• SOURCE EXCERPT:
((
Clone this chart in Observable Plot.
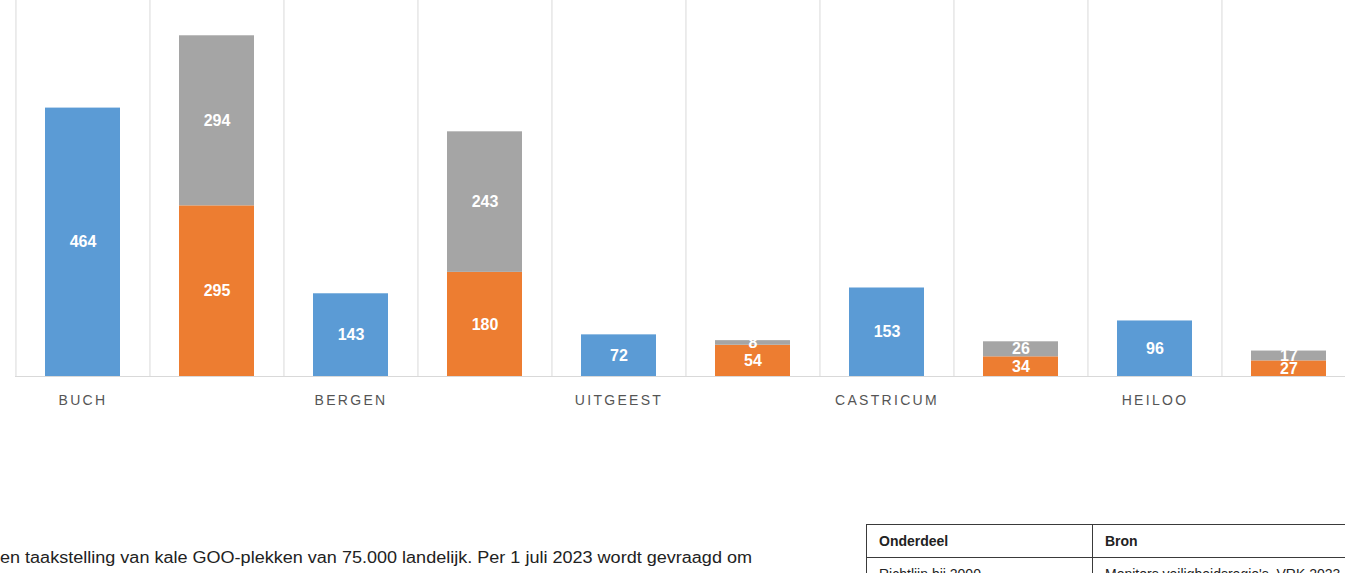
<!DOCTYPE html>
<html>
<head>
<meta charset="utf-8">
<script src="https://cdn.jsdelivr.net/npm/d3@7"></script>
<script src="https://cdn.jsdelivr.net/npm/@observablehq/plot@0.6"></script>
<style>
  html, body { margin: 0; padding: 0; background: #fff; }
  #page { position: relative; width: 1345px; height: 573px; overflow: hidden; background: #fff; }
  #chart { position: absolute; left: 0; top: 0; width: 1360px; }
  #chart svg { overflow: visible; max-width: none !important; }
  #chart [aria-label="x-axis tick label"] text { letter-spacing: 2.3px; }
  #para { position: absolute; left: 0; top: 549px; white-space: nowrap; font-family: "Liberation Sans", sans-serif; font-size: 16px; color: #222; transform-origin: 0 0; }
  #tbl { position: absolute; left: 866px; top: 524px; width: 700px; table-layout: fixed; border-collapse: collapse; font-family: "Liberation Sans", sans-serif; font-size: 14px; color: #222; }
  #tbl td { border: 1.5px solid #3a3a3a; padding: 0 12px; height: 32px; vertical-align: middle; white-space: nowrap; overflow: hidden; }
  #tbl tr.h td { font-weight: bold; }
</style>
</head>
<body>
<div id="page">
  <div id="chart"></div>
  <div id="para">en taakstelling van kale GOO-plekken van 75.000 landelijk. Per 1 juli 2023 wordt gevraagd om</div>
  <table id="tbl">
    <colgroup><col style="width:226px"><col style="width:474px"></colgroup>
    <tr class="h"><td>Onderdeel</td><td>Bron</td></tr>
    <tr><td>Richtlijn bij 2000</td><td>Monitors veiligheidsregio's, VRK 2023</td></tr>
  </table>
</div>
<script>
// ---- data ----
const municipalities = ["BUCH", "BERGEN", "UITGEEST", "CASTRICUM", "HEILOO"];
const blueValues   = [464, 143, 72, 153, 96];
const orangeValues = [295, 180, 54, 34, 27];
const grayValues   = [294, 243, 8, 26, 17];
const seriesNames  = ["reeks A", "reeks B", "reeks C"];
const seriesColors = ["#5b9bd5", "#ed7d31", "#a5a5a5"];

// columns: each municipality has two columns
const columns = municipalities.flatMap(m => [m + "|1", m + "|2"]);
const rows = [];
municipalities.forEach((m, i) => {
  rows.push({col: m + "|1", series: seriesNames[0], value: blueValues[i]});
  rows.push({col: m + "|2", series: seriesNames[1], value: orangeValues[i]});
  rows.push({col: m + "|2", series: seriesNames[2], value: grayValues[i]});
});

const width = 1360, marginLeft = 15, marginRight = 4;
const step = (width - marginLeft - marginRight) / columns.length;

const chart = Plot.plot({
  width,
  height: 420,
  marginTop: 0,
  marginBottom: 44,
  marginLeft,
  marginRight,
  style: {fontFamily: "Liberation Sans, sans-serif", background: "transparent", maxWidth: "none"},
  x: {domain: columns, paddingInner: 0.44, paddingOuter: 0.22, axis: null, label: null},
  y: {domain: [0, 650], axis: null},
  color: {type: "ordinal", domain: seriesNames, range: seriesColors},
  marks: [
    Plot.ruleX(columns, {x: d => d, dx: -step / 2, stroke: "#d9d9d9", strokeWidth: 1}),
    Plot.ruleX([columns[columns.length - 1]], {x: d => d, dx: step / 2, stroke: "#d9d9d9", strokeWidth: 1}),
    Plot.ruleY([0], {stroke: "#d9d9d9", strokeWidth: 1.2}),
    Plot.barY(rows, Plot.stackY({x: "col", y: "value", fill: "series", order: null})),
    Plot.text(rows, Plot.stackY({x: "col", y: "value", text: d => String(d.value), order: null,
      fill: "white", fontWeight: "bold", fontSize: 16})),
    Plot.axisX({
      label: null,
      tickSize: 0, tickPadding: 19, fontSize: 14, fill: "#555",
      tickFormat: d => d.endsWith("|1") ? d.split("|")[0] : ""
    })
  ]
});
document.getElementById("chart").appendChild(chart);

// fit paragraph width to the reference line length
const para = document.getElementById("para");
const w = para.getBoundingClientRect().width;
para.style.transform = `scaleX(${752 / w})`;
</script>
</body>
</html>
))
• WORK INSTRUCTIONS:
Repeat the listing above exactly, with no pictures.

• COMPLETED EXERCISE:
Clone this chart in Observable Plot.
<!DOCTYPE html>
<html>
<head>
<meta charset="utf-8">
<script src="https://cdn.jsdelivr.net/npm/d3@7"></script>
<script src="https://cdn.jsdelivr.net/npm/@observablehq/plot@0.6"></script>
<style>
  html, body { margin: 0; padding: 0; background: #fff; }
  #page { position: relative; width: 1345px; height: 573px; overflow: hidden; background: #fff; }
  #chart { position: absolute; left: 0; top: 0; width: 1360px; }
  #chart svg { overflow: visible; max-width: none !important; }
  #chart [aria-label="x-axis tick label"] text { letter-spacing: 2.3px; }
  #para { position: absolute; left: 0; top: 549px; white-space: nowrap; font-family: "Liberation Sans", sans-serif; font-size: 16px; color: #222; transform-origin: 0 0; }
  #tbl { position: absolute; left: 866px; top: 524px; width: 700px; table-layout: fixed; border-collapse: collapse; font-family: "Liberation Sans", sans-serif; font-size: 14px; color: #222; }
  #tbl td { border: 1.5px solid #3a3a3a; padding: 0 12px; height: 32px; vertical-align: middle; white-space: nowrap; overflow: hidden; }
  #tbl tr.h td { font-weight: bold; }
</style>
</head>
<body>
<div id="page">
  <div id="chart"></div>
  <div id="para">en taakstelling van kale GOO-plekken van 75.000 landelijk. Per 1 juli 2023 wordt gevraagd om</div>
  <table id="tbl">
    <colgroup><col style="width:226px"><col style="width:474px"></colgroup>
    <tr class="h"><td>Onderdeel</td><td>Bron</td></tr>
    <tr><td>Richtlijn bij 2000</td><td>Monitors veiligheidsregio's, VRK 2023</td></tr>
  </table>
</div>
<script>
// ---- data ----
const municipalities = ["BUCH", "BERGEN", "UITGEEST", "CASTRICUM", "HEILOO"];
const blueValues   = [464, 143, 72, 153, 96];
const orangeValues = [295, 180, 54, 34, 27];
const grayValues   = [294, 243, 8, 26, 17];
const seriesNames  = ["reeks A", "reeks B", "reeks C"];
const seriesColors = ["#5b9bd5", "#ed7d31", "#a5a5a5"];

// columns: each municipality has two columns
const columns = municipalities.flatMap(m => [m + "|1", m + "|2"]);
const rows = [];
municipalities.forEach((m, i) => {
  rows.push({col: m + "|1", series: seriesNames[0], value: blueValues[i]});
  rows.push({col: m + "|2", series: seriesNames[1], value: orangeValues[i]});
  rows.push({col: m + "|2", series: seriesNames[2], value: grayValues[i]});
});

const width = 1360, marginLeft = 15, marginRight = 4;
const step = (width - marginLeft - marginRight) / columns.length;

const chart = Plot.plot({
  width,
  height: 420,
  marginTop: 0,
  marginBottom: 44,
  marginLeft,
  marginRight,
  style: {fontFamily: "Liberation Sans, sans-serif", background: "transparent", maxWidth: "none"},
  x: {domain: columns, paddingInner: 0.44, paddingOuter: 0.22, axis: null, label: null},
  y: {domain: [0, 650], axis: null},
  color: {type: "ordinal", domain: seriesNames, range: seriesColors},
  marks: [
    Plot.ruleX(columns, {x: d => d, dx: -step / 2, stroke: "#d9d9d9", strokeWidth: 1}),
    Plot.ruleX([columns[columns.length - 1]], {x: d => d, dx: step / 2, stroke: "#d9d9d9", strokeWidth: 1}),
    Plot.ruleY([0], {stroke: "#d9d9d9", strokeWidth: 1.2}),
    Plot.barY(rows, Plot.stackY({x: "col", y: "value", fill: "series", order: null})),
    Plot.text(rows, Plot.stackY({x: "col", y: "value", text: d => String(d.value), order: null,
      fill: "white", fontWeight: "bold", fontSize: 16})),
    Plot.axisX({
      label: null,
      tickSize: 0, tickPadding: 19, fontSize: 14, fill: "#555",
      tickFormat: d => d.endsWith("|1") ? d.split("|")[0] : ""
    })
  ]
});
document.getElementById("chart").appendChild(chart);

// fit paragraph width to the reference line length
const para = document.getElementById("para");
const w = para.getBoundingClientRect().width;
para.style.transform = `scaleX(${752 / w})`;
</script>
</body>
</html>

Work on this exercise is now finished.